Below is a listing to transcribe in full and exactly; keep the pictures out.

*** DATA SECTION ***

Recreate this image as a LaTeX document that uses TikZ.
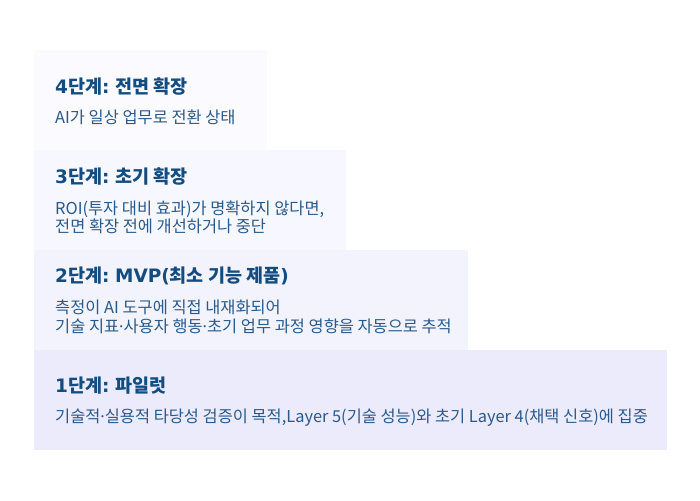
\documentclass[tikz,border=0pt]{standalone}
\usepackage{fontspec}
\setmainfont{Noto Sans CJK KR}
\newfontfamily\latinf{Noto Sans}
\newfontfamily\latinb{DejaVu Sans}
\newcommand{\mdot}{{\latinf ·}}
\newcommand{\lt}[1]{{\latinb\bfseries #1}}
\definecolor{titlec}{HTML}{124C80}
\definecolor{bodyc}{HTML}{285A8E}
\definecolor{fillA}{HTML}{FBFBFF}
\definecolor{fillB}{HTML}{F7F8FF}
\definecolor{fillC}{HTML}{F3F3FE}
\definecolor{fillD}{HTML}{EBEBFC}
\begin{document}
\begin{tikzpicture}[x=1pt,y=-1pt,
  stage/.style={draw=none,inner sep=0pt,outer sep=0pt,anchor=north west},
  ttl/.style={anchor=base west,inner sep=0pt,text=titlec,font=\fontsize{18.5}{21}\selectfont\bfseries},
  bdy/.style={anchor=base west,inner sep=0pt,text=bodyc,font=\fontsize{16.4}{19.5}\selectfont,align=left}]
\useasboundingbox[fill=white] (0,0) rectangle (700,500);
\node[stage,fill=fillA,minimum width=233pt,minimum height=100pt] (s4) at (34,50) {};
\node[stage,fill=fillB,minimum width=312pt,minimum height=100pt] (s3) at (34,150) {};
\node[stage,fill=fillC,minimum width=434pt,minimum height=100pt] (s2) at (34,250) {};
\node[stage,fill=fillD,minimum width=633pt,minimum height=100pt] (s1) at (34,350) {};
\node[ttl] (t4) at (55,93.6) {\lt{4}단계\lt{:} 전면 확장};
\node[bdy] (b4) at (55,123.3) {AI가 일상 업무로 전환 상태};
\node[ttl] (t3) at (55,183.3) {\lt{3}단계\lt{:} 초기 확장};
\node[bdy] (b3a) at (55,214) {ROI(투자 대비 효과)가 명확하지 않다면,};
\node[bdy] (b3b) at (55,232.7) {전면 확장 전에 개선하거나 중단};
\node[ttl] (t2) at (55,282.5) {\lt{2}단계\lt{:} \lt{MVP(}최소 기능 제품\lt{)}};
\node[bdy] (b2a) at (55,313) {측정이 AI 도구에 직접 내재화되어};
\node[bdy] (b2b) at (55,332) {기술 지표\mdot 사용자 행동\mdot 초기 업무 과정 영향을 자동으로 추적};
\node[ttl] (t1) at (55,392.5) {\lt{1}단계\lt{:} 파일럿};
\node[bdy] (b1) at (55,422.3) {기술적\mdot 실용적 타당성 검증이 목적,Layer 5(기술 성능)와 초기 Layer 4(채택 신호)에 집중};
\end{tikzpicture}
\end{document}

***

_RESPONSE_.
Recreate this image as a LaTeX document that uses TikZ.
\documentclass[tikz,border=0pt]{standalone}
\usepackage{fontspec}
\setmainfont{Noto Sans CJK KR}
\newfontfamily\latinf{Noto Sans}
\newfontfamily\latinb{DejaVu Sans}
\newcommand{\mdot}{{\latinf ·}}
\newcommand{\lt}[1]{{\latinb\bfseries #1}}
\definecolor{titlec}{HTML}{124C80}
\definecolor{bodyc}{HTML}{285A8E}
\definecolor{fillA}{HTML}{FBFBFF}
\definecolor{fillB}{HTML}{F7F8FF}
\definecolor{fillC}{HTML}{F3F3FE}
\definecolor{fillD}{HTML}{EBEBFC}
\begin{document}
\begin{tikzpicture}[x=1pt,y=-1pt,
  stage/.style={draw=none,inner sep=0pt,outer sep=0pt,anchor=north west},
  ttl/.style={anchor=base west,inner sep=0pt,text=titlec,font=\fontsize{18.5}{21}\selectfont\bfseries},
  bdy/.style={anchor=base west,inner sep=0pt,text=bodyc,font=\fontsize{16.4}{19.5}\selectfont,align=left}]
\useasboundingbox[fill=white] (0,0) rectangle (700,500);
\node[stage,fill=fillA,minimum width=233pt,minimum height=100pt] (s4) at (34,50) {};
\node[stage,fill=fillB,minimum width=312pt,minimum height=100pt] (s3) at (34,150) {};
\node[stage,fill=fillC,minimum width=434pt,minimum height=100pt] (s2) at (34,250) {};
\node[stage,fill=fillD,minimum width=633pt,minimum height=100pt] (s1) at (34,350) {};
\node[ttl] (t4) at (55,93.6) {\lt{4}단계\lt{:} 전면 확장};
\node[bdy] (b4) at (55,123.3) {AI가 일상 업무로 전환 상태};
\node[ttl] (t3) at (55,183.3) {\lt{3}단계\lt{:} 초기 확장};
\node[bdy] (b3a) at (55,214) {ROI(투자 대비 효과)가 명확하지 않다면,};
\node[bdy] (b3b) at (55,232.7) {전면 확장 전에 개선하거나 중단};
\node[ttl] (t2) at (55,282.5) {\lt{2}단계\lt{:} \lt{MVP(}최소 기능 제품\lt{)}};
\node[bdy] (b2a) at (55,313) {측정이 AI 도구에 직접 내재화되어};
\node[bdy] (b2b) at (55,332) {기술 지표\mdot 사용자 행동\mdot 초기 업무 과정 영향을 자동으로 추적};
\node[ttl] (t1) at (55,392.5) {\lt{1}단계\lt{:} 파일럿};
\node[bdy] (b1) at (55,422.3) {기술적\mdot 실용적 타당성 검증이 목적,Layer 5(기술 성능)와 초기 Layer 4(채택 신호)에 집중};
\end{tikzpicture}
\end{document}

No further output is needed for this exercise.